Type 14s are very collectable, although not practical for shooting at the cost of 8mm Nambo ammo. Even though they don't usually bring the high dollars that Lugers and others do you should be able to get roughly $400-$425 for the pistol, holster, and magazines if all of the part numbers match.
I have one in parts that is in bad shape. Rusted, pitted, and has been sitting in parts for about five years. I read that if you press the hand grip just right, the gun will fire. I tried this, and the gun when "click". That was enough for me.
As with many of the war year production Japanese small arms the better quality pieces were produced during the early war years before the lack of resources and time constraints impacted the Japanese war effort severely.

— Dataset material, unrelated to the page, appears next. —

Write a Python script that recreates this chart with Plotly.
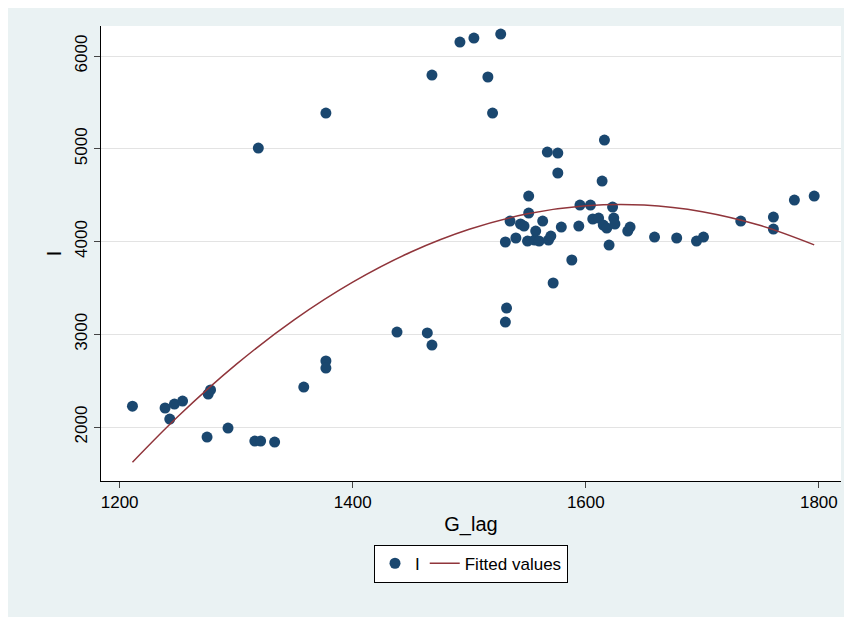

There are two different Nambu designs - the Type 14 and the much smaller Type 94. The type 14 is an odd cross between the Mauser C-96 and the Luger Parabellum. It was not as bad as often said. The main problem as you have stated is a very bad safety and a weak cartridge. The Ruger .22 rimfire semi-automatic pistol was inspired by the Nambu, but the Ruger is blow-back operated. If the Nambu had been up-sized to 9mm Parabellum and had a better safety and a few other problems fixed it would have been a decent sidearm for its time. Believe it or not the the Type 94 is even worse and had an exposed trigger sear which could be manipulated to fire the pistol regardless of whether the safety was on or off, certainly a catastrophic design flaw!